Ax throwing is growing, rapidly; ESPN televised the national championship and clubs are appearing in unexpected places. Axes and tomahawks have gone mainstream, and many of the industry's finest include them in their lineup.
“Axes and tomahawks are part of our DNA, especially the tomahawk,” explained Chris Cashbaugh, senior marketing director of product line management for SOG Specialty Knives & Tools. “Our tomahawk design is modeled after the design used by MACV-SOG in Vietnam. We took that original design and modernized it with current materials and manufacturing techniques that were not available 40 to 50 years ago. In doing so, we created a new category of tool that can be used by various personnel for a wide variety of tasks.”
“CRKT launched our first tomahawks in 2013 with the Chogan and Kangee models,” said Doug Flagg, vice president of marketing & innovation for CRKT. “Back then, as we continue to do now, we were responding to market conditions as consumers were looking for innovative, durable axes to complement their outdoor pursuits. As a brand, we’ve seen solid success within the category over the years and it continues to be an important part of our business today.”
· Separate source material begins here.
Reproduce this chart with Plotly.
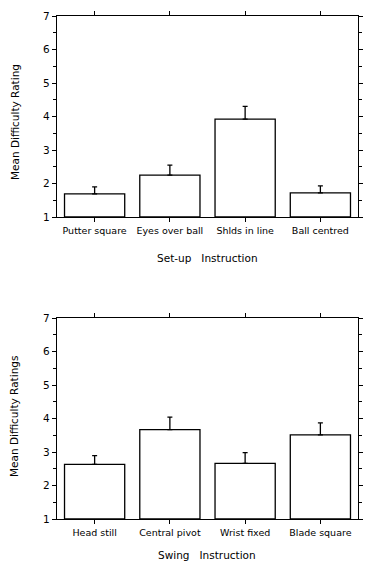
import plotly.graph_objects as go

setup_cats = ["Putter square", "Eyes over ball", "Shlds in line", "Ball centred"]
setup_means = [1.69, 2.25, 3.92, 1.72]
setup_err = [0.21, 0.30, 0.38, 0.21]

swing_cats = ["Head still", "Central pivot", "Wrist fixed", "Blade square"]
swing_means = [2.63, 3.67, 2.66, 3.51]
swing_err = [0.26, 0.37, 0.32, 0.36]

y_ticks = [1, 2, 3, 4, 5, 6, 7]

FONT = "DejaVu Sans"
W, H = 369, 562
ML, MR, MT, MB = 57, 11, 16, 43
PH = H - MT - MB

def py(pix):
    return (H - MB - pix) / PH

def px(pix):
    return (pix - ML) / (W - ML - MR)

fig = go.Figure()

for i, (cats, means, errs) in enumerate([(setup_cats, setup_means, setup_err),
                                          (swing_cats, swing_means, swing_err)]):
    xa = "x" if i == 0 else "x2"
    ya = "y" if i == 0 else "y2"
    fig.add_trace(go.Bar(
        x=list(range(len(cats))), y=[m - 1 for m in means], base=1,
        xaxis=xa, yaxis=ya, width=0.8,
        marker=dict(color="white", line=dict(color="black", width=1.3)),
        error_y=dict(type="data", array=errs, arrayminus=[0] * len(errs),
                     symmetric=False, color="black", thickness=1.3, width=2.5),
        showlegend=False,
    ))

common_x = dict(range=[-0.5, 3.5], showline=True, linecolor="black", linewidth=1.3,
                ticks="outside", ticklen=4, tickcolor="black", mirror="allticks",
                tickmode="array", tickvals=[0, 1, 2, 3], automargin=False,
                tickfont=dict(family=FONT, size=9.5, color="black"), showgrid=False,
                zeroline=False)
common_y = dict(range=[1, 7], showline=True, linecolor="black", linewidth=1.3,
                ticks="outside", ticklen=4, tickcolor="black", mirror="ticks",
                tickmode="array", tickvals=y_ticks, automargin=False,
                minor=dict(ticks="outside", ticklen=2.5, tickcolor="black", dtick=0.5, showgrid=False),
                tickfont=dict(family=FONT, size=10.5, color="black"), showgrid=False,
                zeroline=False)

top_dom = [py(217), py(16)]
bot_dom = [py(519), py(318)]

fig.update_layout(
    width=W, height=H,
    margin=dict(l=ML, r=MR, t=MT, b=MB, autoexpand=False),
    paper_bgcolor="white", plot_bgcolor="white",
    bargap=0.2,
    xaxis=dict(**common_x, domain=[0, 1], anchor="y", ticktext=setup_cats),
    yaxis=dict(**common_y, domain=top_dom, anchor="x"),
    xaxis2=dict(**common_x, domain=[0, 1], anchor="y2", ticktext=swing_cats),
    yaxis2=dict(**common_y, domain=bot_dom, anchor="x2"),
)

annots = [
    dict(text="Set-up\u00a0\u00a0 Instruction", x=px(207), y=py(258)),
    dict(text="Swing\u00a0\u00a0 Instruction", x=px(207), y=py(555)),
    dict(text="Mean Difficulty Rating", x=px(15), y=py(122), textangle=-90),
    dict(text="Mean Difficulty Ratings", x=px(14), y=py(417), textangle=-90),
]
for a in annots:
    fig.add_annotation(xref="paper", yref="paper", showarrow=False,
                       xanchor="center", yanchor="middle",
                       font=dict(family=FONT, size=10.5, color="black"), **a)

fig.write_html("out.html")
There’s more to the growth than just rugged outdoor pursuits and survival, though. Not to split hairs, but people are trading gentile darts for big-bore axes in metroplexes known more for mourning the death of a single tree than cutting-edge sports.
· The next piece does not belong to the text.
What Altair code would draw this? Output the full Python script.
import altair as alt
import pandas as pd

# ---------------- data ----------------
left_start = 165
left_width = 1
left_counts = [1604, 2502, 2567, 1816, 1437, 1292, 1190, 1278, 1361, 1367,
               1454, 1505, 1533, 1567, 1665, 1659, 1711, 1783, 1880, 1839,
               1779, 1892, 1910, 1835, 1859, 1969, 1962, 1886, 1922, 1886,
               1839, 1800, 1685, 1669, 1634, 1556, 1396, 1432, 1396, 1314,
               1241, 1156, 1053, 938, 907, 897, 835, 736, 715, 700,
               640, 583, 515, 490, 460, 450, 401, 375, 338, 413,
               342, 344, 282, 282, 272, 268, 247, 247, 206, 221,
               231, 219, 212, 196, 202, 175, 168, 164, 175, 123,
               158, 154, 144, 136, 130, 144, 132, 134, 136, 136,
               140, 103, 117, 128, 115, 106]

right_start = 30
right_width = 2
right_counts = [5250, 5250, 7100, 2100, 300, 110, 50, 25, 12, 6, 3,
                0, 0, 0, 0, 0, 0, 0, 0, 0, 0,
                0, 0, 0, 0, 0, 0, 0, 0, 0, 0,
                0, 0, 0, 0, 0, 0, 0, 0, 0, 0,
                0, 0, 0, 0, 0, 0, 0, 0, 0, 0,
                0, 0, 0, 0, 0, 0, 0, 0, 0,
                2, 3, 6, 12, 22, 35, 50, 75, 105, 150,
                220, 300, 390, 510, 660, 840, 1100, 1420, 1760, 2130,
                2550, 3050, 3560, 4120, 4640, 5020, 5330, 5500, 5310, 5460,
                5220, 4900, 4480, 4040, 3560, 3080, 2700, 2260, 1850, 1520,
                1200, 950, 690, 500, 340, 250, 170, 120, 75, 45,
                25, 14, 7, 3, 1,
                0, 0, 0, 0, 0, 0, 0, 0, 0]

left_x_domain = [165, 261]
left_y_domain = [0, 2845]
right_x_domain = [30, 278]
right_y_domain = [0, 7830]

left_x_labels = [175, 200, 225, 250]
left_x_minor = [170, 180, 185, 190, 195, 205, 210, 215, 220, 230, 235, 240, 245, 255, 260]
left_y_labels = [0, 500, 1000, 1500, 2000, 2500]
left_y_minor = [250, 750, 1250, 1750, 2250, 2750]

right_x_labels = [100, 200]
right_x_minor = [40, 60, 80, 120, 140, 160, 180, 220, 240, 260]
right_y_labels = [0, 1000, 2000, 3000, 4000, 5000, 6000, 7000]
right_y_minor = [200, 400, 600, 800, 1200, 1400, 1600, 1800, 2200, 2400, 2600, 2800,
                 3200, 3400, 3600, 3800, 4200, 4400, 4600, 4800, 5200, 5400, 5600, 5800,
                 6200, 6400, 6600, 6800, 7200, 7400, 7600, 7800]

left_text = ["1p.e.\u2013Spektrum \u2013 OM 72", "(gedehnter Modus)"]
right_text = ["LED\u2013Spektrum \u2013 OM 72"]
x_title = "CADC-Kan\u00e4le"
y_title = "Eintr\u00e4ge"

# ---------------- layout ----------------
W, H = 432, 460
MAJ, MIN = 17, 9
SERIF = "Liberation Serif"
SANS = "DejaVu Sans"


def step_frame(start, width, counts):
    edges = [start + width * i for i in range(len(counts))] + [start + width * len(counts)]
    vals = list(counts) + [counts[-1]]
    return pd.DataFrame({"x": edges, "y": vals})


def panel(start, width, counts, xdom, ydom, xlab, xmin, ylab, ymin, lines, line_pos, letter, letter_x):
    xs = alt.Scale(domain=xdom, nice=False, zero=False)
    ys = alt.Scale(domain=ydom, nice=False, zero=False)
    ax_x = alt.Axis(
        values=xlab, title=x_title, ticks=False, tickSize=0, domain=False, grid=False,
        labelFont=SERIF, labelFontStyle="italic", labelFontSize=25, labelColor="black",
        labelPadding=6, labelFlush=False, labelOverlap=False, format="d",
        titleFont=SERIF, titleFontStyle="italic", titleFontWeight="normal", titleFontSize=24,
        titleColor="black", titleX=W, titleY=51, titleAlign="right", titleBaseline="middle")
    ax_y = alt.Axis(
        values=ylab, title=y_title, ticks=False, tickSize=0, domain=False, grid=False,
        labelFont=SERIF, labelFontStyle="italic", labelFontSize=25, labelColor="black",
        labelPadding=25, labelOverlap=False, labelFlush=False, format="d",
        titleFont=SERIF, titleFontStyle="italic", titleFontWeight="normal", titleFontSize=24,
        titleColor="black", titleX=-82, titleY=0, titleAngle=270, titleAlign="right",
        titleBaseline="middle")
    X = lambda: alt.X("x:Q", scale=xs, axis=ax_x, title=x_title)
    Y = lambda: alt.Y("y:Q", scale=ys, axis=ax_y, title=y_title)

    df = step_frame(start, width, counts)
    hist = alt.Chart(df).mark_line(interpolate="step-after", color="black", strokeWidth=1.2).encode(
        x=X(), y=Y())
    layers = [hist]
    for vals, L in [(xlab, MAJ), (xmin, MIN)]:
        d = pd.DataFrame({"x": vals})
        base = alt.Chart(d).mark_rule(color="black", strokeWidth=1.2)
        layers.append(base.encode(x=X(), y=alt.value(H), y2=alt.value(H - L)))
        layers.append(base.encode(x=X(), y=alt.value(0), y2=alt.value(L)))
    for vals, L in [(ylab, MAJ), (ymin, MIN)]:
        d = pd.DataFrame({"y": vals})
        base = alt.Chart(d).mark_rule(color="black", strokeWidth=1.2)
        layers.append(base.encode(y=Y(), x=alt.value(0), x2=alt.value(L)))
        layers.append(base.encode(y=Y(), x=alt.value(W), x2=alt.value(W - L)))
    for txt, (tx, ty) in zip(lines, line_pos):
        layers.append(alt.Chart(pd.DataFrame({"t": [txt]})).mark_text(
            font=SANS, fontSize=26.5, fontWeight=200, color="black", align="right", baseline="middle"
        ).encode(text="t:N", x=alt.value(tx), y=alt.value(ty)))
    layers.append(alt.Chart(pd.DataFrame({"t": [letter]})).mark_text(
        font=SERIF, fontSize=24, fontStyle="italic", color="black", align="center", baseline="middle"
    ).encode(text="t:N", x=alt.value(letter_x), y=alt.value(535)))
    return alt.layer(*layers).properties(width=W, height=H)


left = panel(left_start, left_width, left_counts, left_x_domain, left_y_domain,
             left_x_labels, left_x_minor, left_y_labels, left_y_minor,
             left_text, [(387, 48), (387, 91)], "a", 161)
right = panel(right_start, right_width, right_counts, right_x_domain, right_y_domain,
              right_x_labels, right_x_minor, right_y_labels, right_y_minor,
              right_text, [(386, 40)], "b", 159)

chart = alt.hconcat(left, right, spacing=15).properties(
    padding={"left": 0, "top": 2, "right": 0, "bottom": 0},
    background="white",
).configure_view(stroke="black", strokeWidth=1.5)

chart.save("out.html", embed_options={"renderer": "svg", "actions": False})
Washington, DC, is the latest to join that growing list, with the January grand opening of Kick Axe Throwing’s third club. The company’s locations in Brooklyn and Philadelphia are also thriving and other locations are in the works. Staff walks beginners through the basics and safety procedures—particularly important in the nation’s capital, where politicians like to bury their hatchets. Ginger Flesher-Sonnier, owner/CEO of the Kick Axe Throwing Chain, launched the business in 2017. “It is hugely satisfying when the axe sticks the target and your friends all cheer,” she explained when asked about the sport’s popularity. “It makes for a fun memorable night out. We have Axe Pros [who] engage everyone in competitive games to keep people engaged and pumped up.”
“There are competitions that start at the local league level and culminate in major tournaments,” she said. “The two major leagues are the World Axe Throwing League (WATL) and the National Axe Throwing Federation. This year’s WATL National Championship was televised on ESPN. We run our own local leagues and are looking at hosting our own Kick Axe Open Tournament in the future.”
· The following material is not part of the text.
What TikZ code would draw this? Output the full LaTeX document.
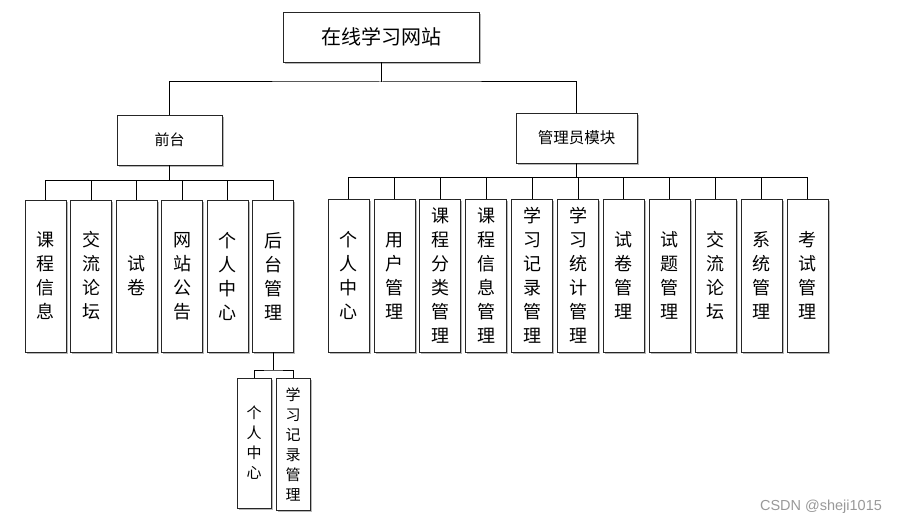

Maine’s The Axe Pit doesn’t quite have the same big-city population from which to draw, but business has boomed since opening in 2017. “The idea started off as just something fun to do, but as it rapidly grew into something more popular and successful we found that it could be its own business,” said Connor Winn, general manager and co-owner of The Axe Pit. “And a very successful one at that.”
As for the preconception that axe throwing has rigid physical requirements, he explains, “It is a skillful activity that is not overly physical, but not mundane either…it can be relaxing or intense, requiring both a state of Zen and a sharp, focused mind.”
If you’re already honing up for the championship, competition is fierce and each carry a sharp object. “Each year we have participation increase by thousands of competitors,” said Evan Walters, commissioner of the World Axe Throwing League—formed in 2017. “When we started, we had only a few hundred and now we’re averaging about 12,000.”
There’s more to it than trophies, though. “Axe throwing is a great activity for anyone who can throw,” Walters said. “We have kids, elderly and handicapped throwers [who] all excel at it. The other great part of this activity and sport is how strong and diverse the community is. Everyone can leave the real world behind for an hour or two and just come together as a family and enjoy throwing things.”